(Code that draws figures)

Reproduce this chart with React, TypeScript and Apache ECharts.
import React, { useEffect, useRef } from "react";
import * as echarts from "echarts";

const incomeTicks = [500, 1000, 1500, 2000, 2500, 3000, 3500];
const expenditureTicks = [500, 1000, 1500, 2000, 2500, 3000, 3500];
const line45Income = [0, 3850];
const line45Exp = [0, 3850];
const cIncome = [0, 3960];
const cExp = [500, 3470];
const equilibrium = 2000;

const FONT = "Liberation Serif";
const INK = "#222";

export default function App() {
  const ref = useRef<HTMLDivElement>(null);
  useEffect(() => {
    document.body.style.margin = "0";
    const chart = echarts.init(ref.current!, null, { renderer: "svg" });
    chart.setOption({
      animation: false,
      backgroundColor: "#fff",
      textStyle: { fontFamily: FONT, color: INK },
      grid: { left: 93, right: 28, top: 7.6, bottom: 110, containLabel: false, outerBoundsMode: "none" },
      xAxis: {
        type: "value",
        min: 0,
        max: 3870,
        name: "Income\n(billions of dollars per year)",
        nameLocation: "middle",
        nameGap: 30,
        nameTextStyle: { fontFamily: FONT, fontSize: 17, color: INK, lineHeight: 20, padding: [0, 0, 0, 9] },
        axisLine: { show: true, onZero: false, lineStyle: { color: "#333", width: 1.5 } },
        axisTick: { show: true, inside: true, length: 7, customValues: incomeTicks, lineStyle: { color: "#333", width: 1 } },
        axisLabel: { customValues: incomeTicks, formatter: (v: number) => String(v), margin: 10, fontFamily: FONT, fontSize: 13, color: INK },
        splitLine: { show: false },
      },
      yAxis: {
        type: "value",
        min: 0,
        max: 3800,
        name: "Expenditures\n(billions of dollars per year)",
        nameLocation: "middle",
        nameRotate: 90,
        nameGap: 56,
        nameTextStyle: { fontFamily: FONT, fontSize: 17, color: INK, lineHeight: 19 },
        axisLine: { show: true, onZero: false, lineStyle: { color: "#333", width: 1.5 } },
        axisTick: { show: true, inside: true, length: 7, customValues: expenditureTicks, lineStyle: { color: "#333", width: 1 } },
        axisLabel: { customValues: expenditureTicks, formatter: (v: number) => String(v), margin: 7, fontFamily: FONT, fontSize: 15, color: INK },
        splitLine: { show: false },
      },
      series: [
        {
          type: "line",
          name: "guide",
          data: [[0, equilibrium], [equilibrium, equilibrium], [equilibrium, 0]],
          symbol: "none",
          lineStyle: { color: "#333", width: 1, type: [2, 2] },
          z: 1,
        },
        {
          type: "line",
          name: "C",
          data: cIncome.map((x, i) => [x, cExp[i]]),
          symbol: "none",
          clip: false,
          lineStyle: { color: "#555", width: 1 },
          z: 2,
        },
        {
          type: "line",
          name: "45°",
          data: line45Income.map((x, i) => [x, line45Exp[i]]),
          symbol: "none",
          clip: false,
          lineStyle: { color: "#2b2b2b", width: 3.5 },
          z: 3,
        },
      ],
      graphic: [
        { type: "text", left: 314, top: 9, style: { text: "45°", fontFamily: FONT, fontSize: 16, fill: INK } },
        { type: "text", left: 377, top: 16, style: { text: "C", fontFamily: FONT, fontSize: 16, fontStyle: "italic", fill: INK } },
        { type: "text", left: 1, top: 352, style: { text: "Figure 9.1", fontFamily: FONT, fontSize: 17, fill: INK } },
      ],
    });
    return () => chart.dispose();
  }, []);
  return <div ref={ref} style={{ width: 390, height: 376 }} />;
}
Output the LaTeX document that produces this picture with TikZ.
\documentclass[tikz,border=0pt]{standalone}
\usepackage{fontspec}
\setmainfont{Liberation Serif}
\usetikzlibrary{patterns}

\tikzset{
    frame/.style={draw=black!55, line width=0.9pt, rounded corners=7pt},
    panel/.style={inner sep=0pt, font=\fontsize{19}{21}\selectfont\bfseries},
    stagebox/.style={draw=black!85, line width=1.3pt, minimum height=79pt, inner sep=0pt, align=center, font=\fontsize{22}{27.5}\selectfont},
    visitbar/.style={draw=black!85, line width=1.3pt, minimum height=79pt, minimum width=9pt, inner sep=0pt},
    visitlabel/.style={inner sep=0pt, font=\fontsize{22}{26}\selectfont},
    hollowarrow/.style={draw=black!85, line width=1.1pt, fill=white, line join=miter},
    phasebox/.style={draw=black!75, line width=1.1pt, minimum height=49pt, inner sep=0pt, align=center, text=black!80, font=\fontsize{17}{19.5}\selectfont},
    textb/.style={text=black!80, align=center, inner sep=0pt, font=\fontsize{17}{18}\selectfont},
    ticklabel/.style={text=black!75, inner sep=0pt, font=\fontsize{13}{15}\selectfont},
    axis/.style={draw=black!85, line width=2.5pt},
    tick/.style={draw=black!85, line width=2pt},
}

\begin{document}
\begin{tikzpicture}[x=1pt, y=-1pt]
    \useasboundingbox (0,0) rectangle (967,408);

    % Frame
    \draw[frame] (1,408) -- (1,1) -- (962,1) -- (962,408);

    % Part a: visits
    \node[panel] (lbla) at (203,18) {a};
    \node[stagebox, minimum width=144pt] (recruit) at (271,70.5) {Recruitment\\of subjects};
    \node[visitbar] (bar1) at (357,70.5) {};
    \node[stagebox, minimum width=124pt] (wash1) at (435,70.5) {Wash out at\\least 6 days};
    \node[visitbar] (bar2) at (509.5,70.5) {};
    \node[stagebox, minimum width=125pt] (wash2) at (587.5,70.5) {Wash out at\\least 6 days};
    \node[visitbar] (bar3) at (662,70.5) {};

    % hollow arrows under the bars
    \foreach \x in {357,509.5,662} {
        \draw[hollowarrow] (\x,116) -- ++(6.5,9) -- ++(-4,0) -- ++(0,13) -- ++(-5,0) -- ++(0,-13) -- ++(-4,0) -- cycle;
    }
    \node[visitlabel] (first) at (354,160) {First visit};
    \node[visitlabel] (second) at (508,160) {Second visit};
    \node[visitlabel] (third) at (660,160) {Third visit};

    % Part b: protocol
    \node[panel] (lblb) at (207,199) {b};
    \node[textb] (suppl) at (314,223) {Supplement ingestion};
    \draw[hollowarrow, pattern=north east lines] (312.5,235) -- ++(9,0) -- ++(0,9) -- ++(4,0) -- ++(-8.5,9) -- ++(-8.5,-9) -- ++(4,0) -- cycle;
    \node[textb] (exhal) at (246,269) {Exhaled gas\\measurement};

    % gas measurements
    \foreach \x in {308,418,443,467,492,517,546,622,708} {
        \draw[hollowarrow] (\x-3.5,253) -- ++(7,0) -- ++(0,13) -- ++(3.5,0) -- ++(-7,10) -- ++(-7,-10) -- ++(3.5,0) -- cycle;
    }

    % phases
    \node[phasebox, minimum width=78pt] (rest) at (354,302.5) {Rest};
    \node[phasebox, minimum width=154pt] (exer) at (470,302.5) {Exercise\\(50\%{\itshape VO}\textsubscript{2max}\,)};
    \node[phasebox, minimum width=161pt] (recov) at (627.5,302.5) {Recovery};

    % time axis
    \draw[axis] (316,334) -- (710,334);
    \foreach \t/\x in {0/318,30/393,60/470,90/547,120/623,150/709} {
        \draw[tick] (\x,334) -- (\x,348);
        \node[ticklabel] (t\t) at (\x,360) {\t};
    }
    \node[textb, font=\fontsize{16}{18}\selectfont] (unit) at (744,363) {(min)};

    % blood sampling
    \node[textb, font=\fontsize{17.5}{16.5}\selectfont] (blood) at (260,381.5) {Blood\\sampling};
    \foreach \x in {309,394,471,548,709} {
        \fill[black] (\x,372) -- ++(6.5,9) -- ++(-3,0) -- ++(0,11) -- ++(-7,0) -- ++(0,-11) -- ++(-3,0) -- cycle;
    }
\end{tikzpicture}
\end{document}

=== Objective ===
The entries above must be returned exactly.

=== Task response ===
Reproduce this chart with React, TypeScript and Apache ECharts.
import React, { useEffect, useRef } from "react";
import * as echarts from "echarts";

const incomeTicks = [500, 1000, 1500, 2000, 2500, 3000, 3500];
const expenditureTicks = [500, 1000, 1500, 2000, 2500, 3000, 3500];
const line45Income = [0, 3850];
const line45Exp = [0, 3850];
const cIncome = [0, 3960];
const cExp = [500, 3470];
const equilibrium = 2000;

const FONT = "Liberation Serif";
const INK = "#222";

export default function App() {
  const ref = useRef<HTMLDivElement>(null);
  useEffect(() => {
    document.body.style.margin = "0";
    const chart = echarts.init(ref.current!, null, { renderer: "svg" });
    chart.setOption({
      animation: false,
      backgroundColor: "#fff",
      textStyle: { fontFamily: FONT, color: INK },
      grid: { left: 93, right: 28, top: 7.6, bottom: 110, containLabel: false, outerBoundsMode: "none" },
      xAxis: {
        type: "value",
        min: 0,
        max: 3870,
        name: "Income\n(billions of dollars per year)",
        nameLocation: "middle",
        nameGap: 30,
        nameTextStyle: { fontFamily: FONT, fontSize: 17, color: INK, lineHeight: 20, padding: [0, 0, 0, 9] },
        axisLine: { show: true, onZero: false, lineStyle: { color: "#333", width: 1.5 } },
        axisTick: { show: true, inside: true, length: 7, customValues: incomeTicks, lineStyle: { color: "#333", width: 1 } },
        axisLabel: { customValues: incomeTicks, formatter: (v: number) => String(v), margin: 10, fontFamily: FONT, fontSize: 13, color: INK },
        splitLine: { show: false },
      },
      yAxis: {
        type: "value",
        min: 0,
        max: 3800,
        name: "Expenditures\n(billions of dollars per year)",
        nameLocation: "middle",
        nameRotate: 90,
        nameGap: 56,
        nameTextStyle: { fontFamily: FONT, fontSize: 17, color: INK, lineHeight: 19 },
        axisLine: { show: true, onZero: false, lineStyle: { color: "#333", width: 1.5 } },
        axisTick: { show: true, inside: true, length: 7, customValues: expenditureTicks, lineStyle: { color: "#333", width: 1 } },
        axisLabel: { customValues: expenditureTicks, formatter: (v: number) => String(v), margin: 7, fontFamily: FONT, fontSize: 15, color: INK },
        splitLine: { show: false },
      },
      series: [
        {
          type: "line",
          name: "guide",
          data: [[0, equilibrium], [equilibrium, equilibrium], [equilibrium, 0]],
          symbol: "none",
          lineStyle: { color: "#333", width: 1, type: [2, 2] },
          z: 1,
        },
        {
          type: "line",
          name: "C",
          data: cIncome.map((x, i) => [x, cExp[i]]),
          symbol: "none",
          clip: false,
          lineStyle: { color: "#555", width: 1 },
          z: 2,
        },
        {
          type: "line",
          name: "45°",
          data: line45Income.map((x, i) => [x, line45Exp[i]]),
          symbol: "none",
          clip: false,
          lineStyle: { color: "#2b2b2b", width: 3.5 },
          z: 3,
        },
      ],
      graphic: [
        { type: "text", left: 314, top: 9, style: { text: "45°", fontFamily: FONT, fontSize: 16, fill: INK } },
        { type: "text", left: 377, top: 16, style: { text: "C", fontFamily: FONT, fontSize: 16, fontStyle: "italic", fill: INK } },
        { type: "text", left: 1, top: 352, style: { text: "Figure 9.1", fontFamily: FONT, fontSize: 17, fill: INK } },
      ],
    });
    return () => chart.dispose();
  }, []);
  return <div ref={ref} style={{ width: 390, height: 376 }} />;
}
Output the LaTeX document that produces this picture with TikZ.
\documentclass[tikz,border=0pt]{standalone}
\usepackage{fontspec}
\setmainfont{Liberation Serif}
\usetikzlibrary{patterns}

\tikzset{
    frame/.style={draw=black!55, line width=0.9pt, rounded corners=7pt},
    panel/.style={inner sep=0pt, font=\fontsize{19}{21}\selectfont\bfseries},
    stagebox/.style={draw=black!85, line width=1.3pt, minimum height=79pt, inner sep=0pt, align=center, font=\fontsize{22}{27.5}\selectfont},
    visitbar/.style={draw=black!85, line width=1.3pt, minimum height=79pt, minimum width=9pt, inner sep=0pt},
    visitlabel/.style={inner sep=0pt, font=\fontsize{22}{26}\selectfont},
    hollowarrow/.style={draw=black!85, line width=1.1pt, fill=white, line join=miter},
    phasebox/.style={draw=black!75, line width=1.1pt, minimum height=49pt, inner sep=0pt, align=center, text=black!80, font=\fontsize{17}{19.5}\selectfont},
    textb/.style={text=black!80, align=center, inner sep=0pt, font=\fontsize{17}{18}\selectfont},
    ticklabel/.style={text=black!75, inner sep=0pt, font=\fontsize{13}{15}\selectfont},
    axis/.style={draw=black!85, line width=2.5pt},
    tick/.style={draw=black!85, line width=2pt},
}

\begin{document}
\begin{tikzpicture}[x=1pt, y=-1pt]
    \useasboundingbox (0,0) rectangle (967,408);

    % Frame
    \draw[frame] (1,408) -- (1,1) -- (962,1) -- (962,408);

    % Part a: visits
    \node[panel] (lbla) at (203,18) {a};
    \node[stagebox, minimum width=144pt] (recruit) at (271,70.5) {Recruitment\\of subjects};
    \node[visitbar] (bar1) at (357,70.5) {};
    \node[stagebox, minimum width=124pt] (wash1) at (435,70.5) {Wash out at\\least 6 days};
    \node[visitbar] (bar2) at (509.5,70.5) {};
    \node[stagebox, minimum width=125pt] (wash2) at (587.5,70.5) {Wash out at\\least 6 days};
    \node[visitbar] (bar3) at (662,70.5) {};

    % hollow arrows under the bars
    \foreach \x in {357,509.5,662} {
        \draw[hollowarrow] (\x,116) -- ++(6.5,9) -- ++(-4,0) -- ++(0,13) -- ++(-5,0) -- ++(0,-13) -- ++(-4,0) -- cycle;
    }
    \node[visitlabel] (first) at (354,160) {First visit};
    \node[visitlabel] (second) at (508,160) {Second visit};
    \node[visitlabel] (third) at (660,160) {Third visit};

    % Part b: protocol
    \node[panel] (lblb) at (207,199) {b};
    \node[textb] (suppl) at (314,223) {Supplement ingestion};
    \draw[hollowarrow, pattern=north east lines] (312.5,235) -- ++(9,0) -- ++(0,9) -- ++(4,0) -- ++(-8.5,9) -- ++(-8.5,-9) -- ++(4,0) -- cycle;
    \node[textb] (exhal) at (246,269) {Exhaled gas\\measurement};

    % gas measurements
    \foreach \x in {308,418,443,467,492,517,546,622,708} {
        \draw[hollowarrow] (\x-3.5,253) -- ++(7,0) -- ++(0,13) -- ++(3.5,0) -- ++(-7,10) -- ++(-7,-10) -- ++(3.5,0) -- cycle;
    }

    % phases
    \node[phasebox, minimum width=78pt] (rest) at (354,302.5) {Rest};
    \node[phasebox, minimum width=154pt] (exer) at (470,302.5) {Exercise\\(50\%{\itshape VO}\textsubscript{2max}\,)};
    \node[phasebox, minimum width=161pt] (recov) at (627.5,302.5) {Recovery};

    % time axis
    \draw[axis] (316,334) -- (710,334);
    \foreach \t/\x in {0/318,30/393,60/470,90/547,120/623,150/709} {
        \draw[tick] (\x,334) -- (\x,348);
        \node[ticklabel] (t\t) at (\x,360) {\t};
    }
    \node[textb, font=\fontsize{16}{18}\selectfont] (unit) at (744,363) {(min)};

    % blood sampling
    \node[textb, font=\fontsize{17.5}{16.5}\selectfont] (blood) at (260,381.5) {Blood\\sampling};
    \foreach \x in {309,394,471,548,709} {
        \fill[black] (\x,372) -- ++(6.5,9) -- ++(-3,0) -- ++(0,11) -- ++(-7,0) -- ++(0,-11) -- ++(-3,0) -- cycle;
    }
\end{tikzpicture}
\end{document}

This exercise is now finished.